この歌の題詞には「東の俗語にかづしかのままのてごと云ふ」と読める注記がある。畿内語の論理に基づいて定着した漢字の訓によっては東国の歌を表記できないので、この注記が必要だったのだと思う。万葉歌で西国の地名の「原(はる)」をそのまま歌に書けるなら、この歌で「崖」と書いて「まま」と読むことを求めるに等しい。よって、湯原を西国語で読む蓋然性はきわめて小さい、とわたしは考えるのである。

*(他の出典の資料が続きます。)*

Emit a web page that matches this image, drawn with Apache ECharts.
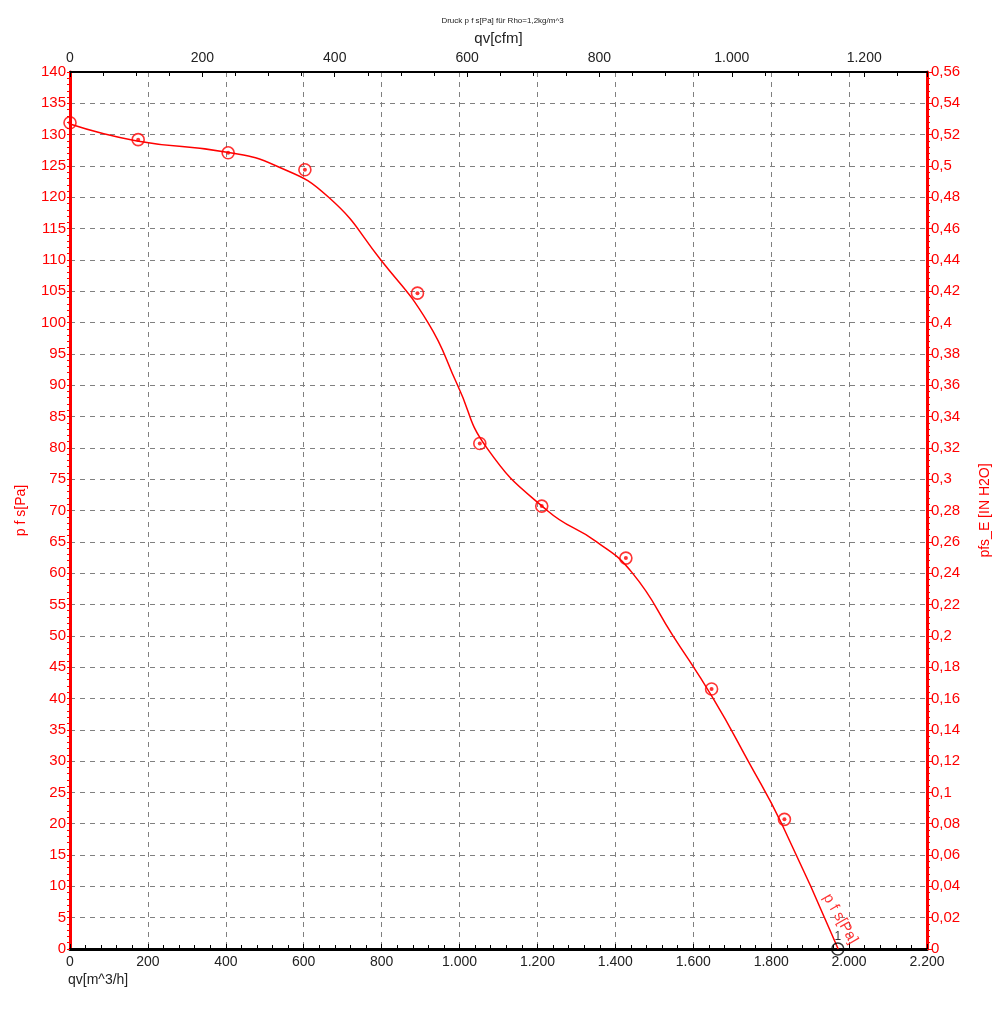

それでは地域差が指摘できる例はないのかといえば、そうではない。和名抄郡部に塩屋(下野)があり、〈之保乃夜〉の訓によって、シホノヤの語形が確認できる。『色葉字類抄』には「シヲヤ」で載る。この郡名は万葉集の防人歌(四三八三)の左注のほか、奈良時代の文献に散見する。それは天平勝宝四年(七五二) 十月二十五日の造寺所公文にみえる下野国の「塩谷郡」に当たるので、「谷」の訓「や」が認められるのである。このたぐいで時代を少し下ると、なおいくつかの事例が拾える。吾妻鏡の養和元年(一一八一)八月二十七日条の「渋谷下郷」は相模国高座(たかくら)郡の郷名と考えられる。同条には「渋谷庄司」もみえ、現藤沢市域に求められる。これによっても、「谷」がヤの訓を負うて用いられたことが分かる。榛谷駅(常陸・信太)は、延喜兵部式、高山寺本駅名にみえ、後世ハリガヤとよばれている地である。和名抄には記載しないが、吾妻鏡にみえる熊谷郷(武蔵・大里)は、当地の開発領主熊谷氏の名字の地である。後にクマガエに変わるが、当初はクマガヤとよばれたことが分かる。大屋郷(常陸・鹿島)が平安時代末の文献に「大谷郷」、鎌倉時代の文献に「大谷村」で出てくることがある。
上の諸例のうち表記に揺れのないもの、すなわち「渋谷」が地質と地形に、「榛谷」が植生と地形による命名とみて大きく誤らないだろう。すなわち「谷」が「や」とよばれたことを語るものである。「大谷」と「大屋」では、前者が当初の形の蓋然性が大きいと思うが、「塩谷」と「塩屋」に関してはその判断を留保せざるをえない。
西方に目を転ずると、備後国に三谷〈美多尓〉郡、讃岐国山田郡に三谷〈美多邇〉郷があり、「谷」がともに「たに」の訓を負うていることが分かる。さかのぼって出雲国風土記の熊谷(飯石)は後世クマタニとよばれ、寛弘五年(一〇〇八)十月二十七日の金剛峰寺帖案にみえる長谷(紀伊・那賀)は中世以来ナガタニとよばれ、大治二年(一一二七)八月十七日の紀伊国在庁官人等解案にみえる伊都郡大谷郷はオホタニとよばれる。
和名抄を基準にして「谷」「谿」のごく少数の確かな例をみただけだが、東と西で「や」と「たに」に分かれていることがはっきり分かる。この住み分けともいうべき実態は現在まで受け継がれているが、その淵源は古代までさかのぼるものだったのである。新撰字鏡の「渓」に「澗也、谿也、太尓、佐波」とあるだけで、「や」の訓はみえない。畿内の人に無視された東日本の俚言だったのだろうか。『日本国語大辞典』第二版は、越谷吾山『物類称呼』(一七七五)の「谷 江戸近辺にてやと唱ふ」を初出とするが、米沢文庫本『倭玉篇』の「谷」字の訓に「タニ ヤシナウ キワマル ヤ」とある。この写本の成立の経緯は知らないが、ヤが、四つの訓の最後にあげられていることもあり、興味ぶかい事実だとだけはいっておこう。